**Exercise**: Each line of the material must be repeated precisely, with the pictures left out.
========================================================================
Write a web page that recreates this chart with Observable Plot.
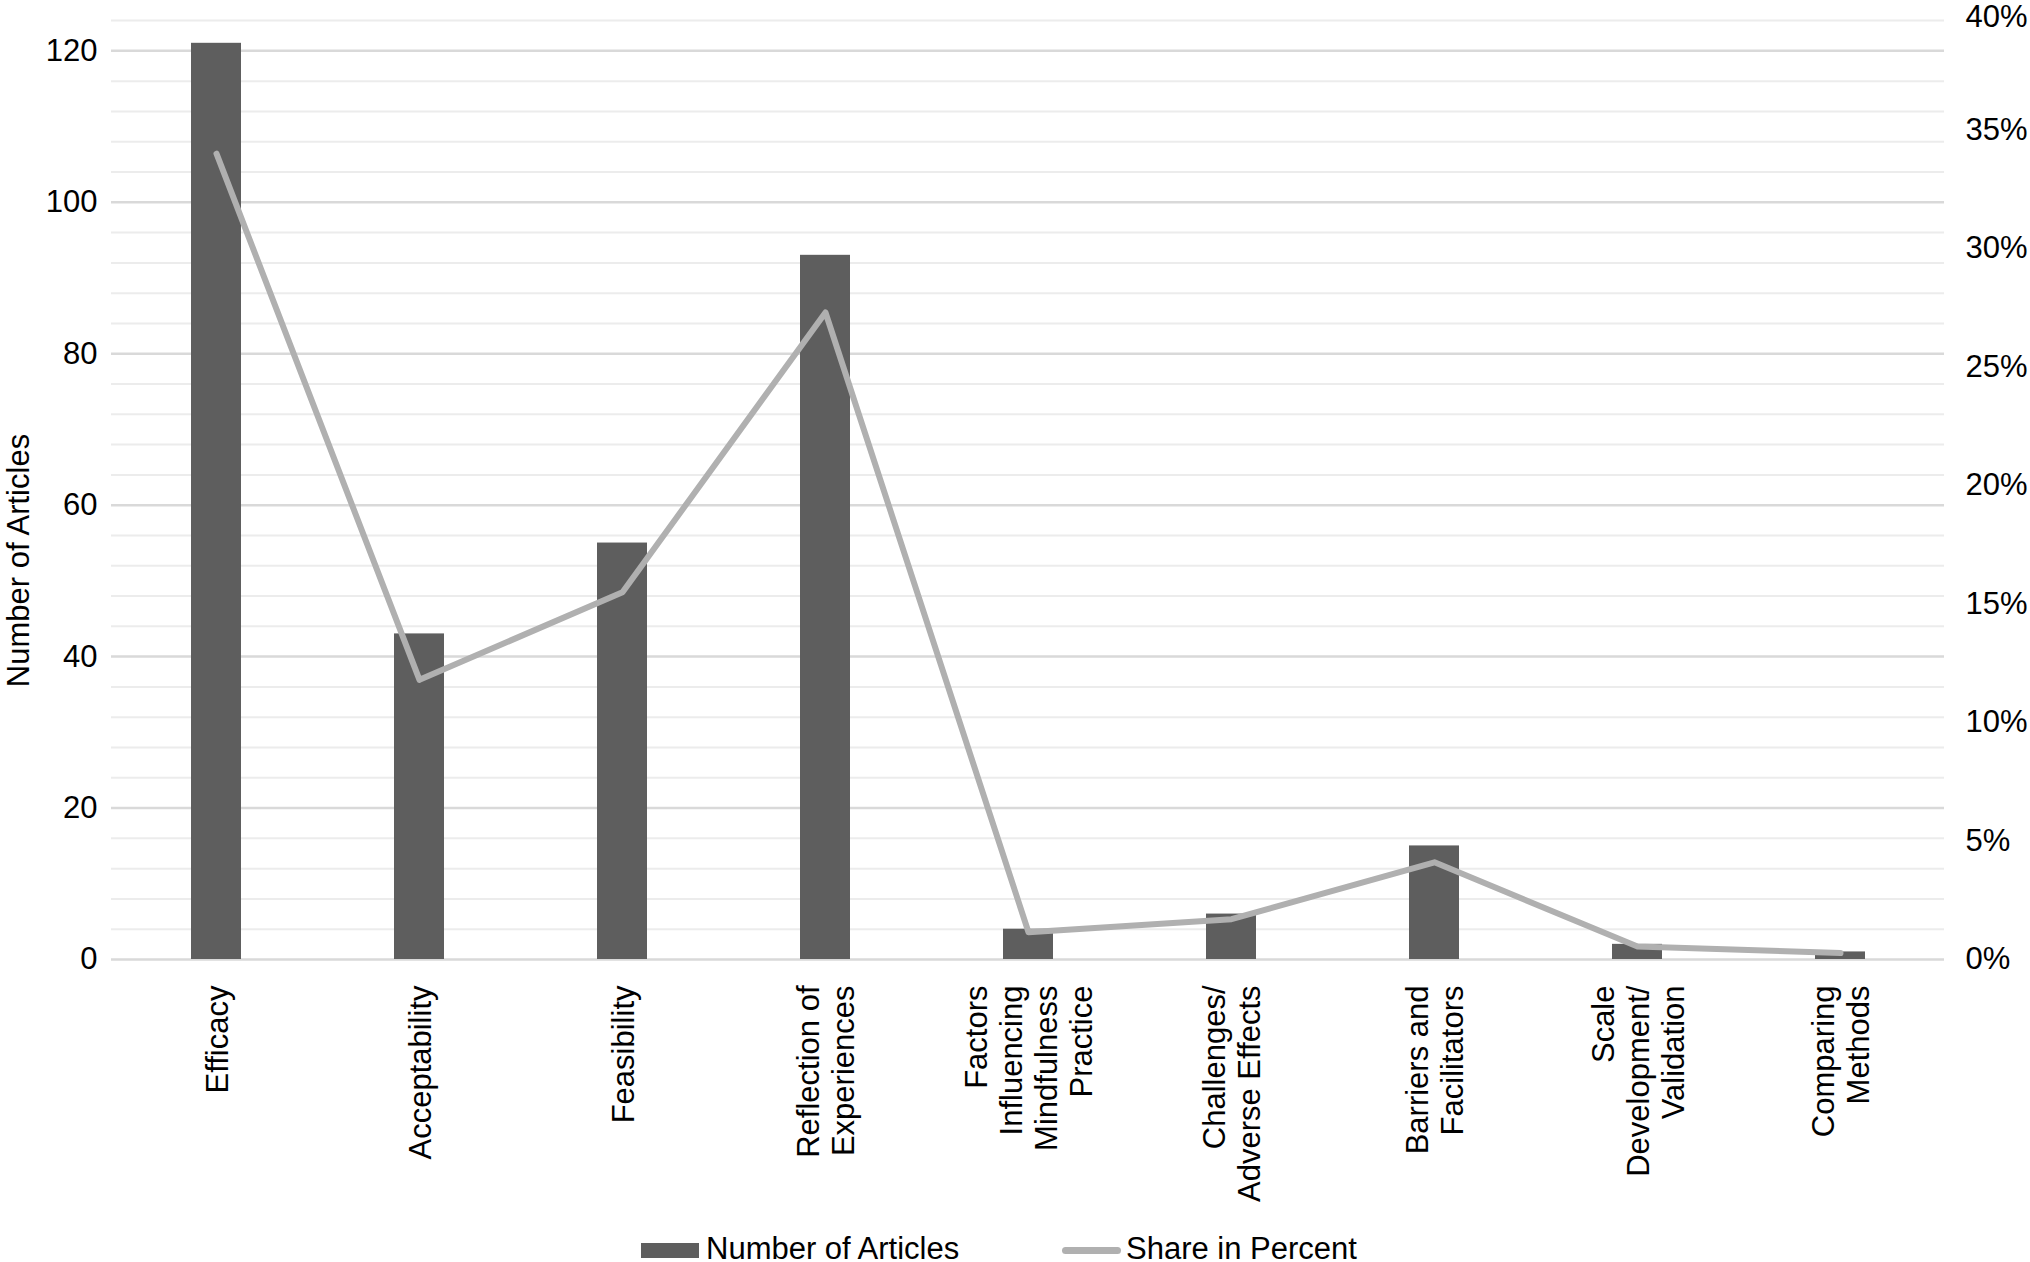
<!DOCTYPE html>
<html><head><meta charset="utf-8">
<script src="https://cdn.jsdelivr.net/npm/d3@7"></script>
<script src="https://cdn.jsdelivr.net/npm/@observablehq/plot@0.6"></script>
<style>
body{margin:0;background:#fff;font-family:"Liberation Sans",Arial,sans-serif;}
#legend{position:relative;height:34px;width:2030px;font-size:31px;color:#000;}
#legend .sw{position:absolute;}
#legend .tx{position:absolute;top:5px;line-height:31px;white-space:nowrap;}
</style></head><body>
<div id="chart"></div>
<div id="legend">
  <div class="sw" style="left:641px;top:15px;width:58px;height:15px;background:#5e5e5e;"></div>
  <div class="tx" style="left:706px;">Number of Articles</div>
  <div class="sw" style="left:1062px;top:19px;width:59px;height:7px;border-radius:4px;background:#b0b0b0;"></div>
  <div class="tx" style="left:1126px;">Share in Percent</div>
</div>
<script>
const categories = ["Efficacy","Acceptability","Feasibility","Reflection of\nExperiences","Factors\nInfluencing\nMindfulness\nPractice","Challenges/\nAdverse Effects","Barriers and\nFacilitators","Scale\nDevelopment/\nValidation","Comparing\nMethods"];
const articles = [121,43,55,93,4,6,15,2,1];
const sharePercent = [34.0,11.8,15.5,27.3,1.15,1.7,4.1,0.55,0.27];
const leftTicks = [0,20,40,60,80,100,120];
const minorGrid = [4,8,12,16,24,28,32,36,44,48,52,56,64,68,72,76,84,88,92,96,104,108,112,116,124];
const rightTicks = [0,5,10,15,20,25,30,35];
const rightTopTick = [40];
const countMax = 125.2, pctMax = 40;
const k = countMax / pctMax;

const data = categories.map((c, i) => ({cat: c, count: articles[i], share: sharePercent[i]}));
const fmt = d => Math.round(d / k) + "%";

const chart = Plot.plot({
  width: 2030,
  height: 1228,
  marginLeft: 111,
  marginRight: 86,
  marginTop: 11,
  marginBottom: 269,
  style: {fontFamily: '"Liberation Sans", Arial, sans-serif', fontSize: "31px", color: "#000", background: "#fff"},
  x: {domain: categories, paddingInner: 0.755, paddingOuter: 0.3775, label: null},
  y: {domain: [0, countMax], label: null},
  marks: [
    Plot.ruleY(minorGrid, {stroke: "#ececec", strokeWidth: 2}),
    Plot.ruleY(leftTicks, {stroke: "#d9d9d9", strokeWidth: 2.5}),
    Plot.barY(data, {x: "cat", y: "count", fill: "#5e5e5e"}),
    Plot.line(data, {x: "cat", y: d => d.share * k, stroke: "#b0b0b0", strokeWidth: 6, strokeLinecap: "round", strokeLinejoin: "round"}),
    Plot.axisX({tickSize: 0, tickRotate: -90, tickPadding: 26, label: null, lineHeight: 1.13, fontSize: 31}),
    Plot.axisY(leftTicks, {anchor: "left", tickSize: 0, tickPadding: 14, label: null, fontSize: 31}),
    Plot.axisY(rightTicks.map(p => p * k), {anchor: "right", tickSize: 0, tickPadding: 21, label: null, fontSize: 31, tickFormat: fmt}),
    Plot.axisY(rightTopTick.map(p => p * k), {anchor: "right", tickSize: 0, tickPadding: 21, label: null, fontSize: 31, tickFormat: fmt, dy: 6}),
    Plot.text(["Number of Articles"], {frameAnchor: "left", textAnchor: "middle", rotate: -90, dx: -92, dy: 75, fontSize: 31, fill: "#000"})
  ]
});
document.getElementById("chart").appendChild(chart);
</script>
</body></html>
========================================================================
**Solution**:
Write a web page that recreates this chart with Observable Plot.
<!DOCTYPE html>
<html><head><meta charset="utf-8">
<script src="https://cdn.jsdelivr.net/npm/d3@7"></script>
<script src="https://cdn.jsdelivr.net/npm/@observablehq/plot@0.6"></script>
<style>
body{margin:0;background:#fff;font-family:"Liberation Sans",Arial,sans-serif;}
#legend{position:relative;height:34px;width:2030px;font-size:31px;color:#000;}
#legend .sw{position:absolute;}
#legend .tx{position:absolute;top:5px;line-height:31px;white-space:nowrap;}
</style></head><body>
<div id="chart"></div>
<div id="legend">
  <div class="sw" style="left:641px;top:15px;width:58px;height:15px;background:#5e5e5e;"></div>
  <div class="tx" style="left:706px;">Number of Articles</div>
  <div class="sw" style="left:1062px;top:19px;width:59px;height:7px;border-radius:4px;background:#b0b0b0;"></div>
  <div class="tx" style="left:1126px;">Share in Percent</div>
</div>
<script>
const categories = ["Efficacy","Acceptability","Feasibility","Reflection of\nExperiences","Factors\nInfluencing\nMindfulness\nPractice","Challenges/\nAdverse Effects","Barriers and\nFacilitators","Scale\nDevelopment/\nValidation","Comparing\nMethods"];
const articles = [121,43,55,93,4,6,15,2,1];
const sharePercent = [34.0,11.8,15.5,27.3,1.15,1.7,4.1,0.55,0.27];
const leftTicks = [0,20,40,60,80,100,120];
const minorGrid = [4,8,12,16,24,28,32,36,44,48,52,56,64,68,72,76,84,88,92,96,104,108,112,116,124];
const rightTicks = [0,5,10,15,20,25,30,35];
const rightTopTick = [40];
const countMax = 125.2, pctMax = 40;
const k = countMax / pctMax;

const data = categories.map((c, i) => ({cat: c, count: articles[i], share: sharePercent[i]}));
const fmt = d => Math.round(d / k) + "%";

const chart = Plot.plot({
  width: 2030,
  height: 1228,
  marginLeft: 111,
  marginRight: 86,
  marginTop: 11,
  marginBottom: 269,
  style: {fontFamily: '"Liberation Sans", Arial, sans-serif', fontSize: "31px", color: "#000", background: "#fff"},
  x: {domain: categories, paddingInner: 0.755, paddingOuter: 0.3775, label: null},
  y: {domain: [0, countMax], label: null},
  marks: [
    Plot.ruleY(minorGrid, {stroke: "#ececec", strokeWidth: 2}),
    Plot.ruleY(leftTicks, {stroke: "#d9d9d9", strokeWidth: 2.5}),
    Plot.barY(data, {x: "cat", y: "count", fill: "#5e5e5e"}),
    Plot.line(data, {x: "cat", y: d => d.share * k, stroke: "#b0b0b0", strokeWidth: 6, strokeLinecap: "round", strokeLinejoin: "round"}),
    Plot.axisX({tickSize: 0, tickRotate: -90, tickPadding: 26, label: null, lineHeight: 1.13, fontSize: 31}),
    Plot.axisY(leftTicks, {anchor: "left", tickSize: 0, tickPadding: 14, label: null, fontSize: 31}),
    Plot.axisY(rightTicks.map(p => p * k), {anchor: "right", tickSize: 0, tickPadding: 21, label: null, fontSize: 31, tickFormat: fmt}),
    Plot.axisY(rightTopTick.map(p => p * k), {anchor: "right", tickSize: 0, tickPadding: 21, label: null, fontSize: 31, tickFormat: fmt, dy: 6}),
    Plot.text(["Number of Articles"], {frameAnchor: "left", textAnchor: "middle", rotate: -90, dx: -92, dy: 75, fontSize: 31, fill: "#000"})
  ]
});
document.getElementById("chart").appendChild(chart);
</script>
</body></html>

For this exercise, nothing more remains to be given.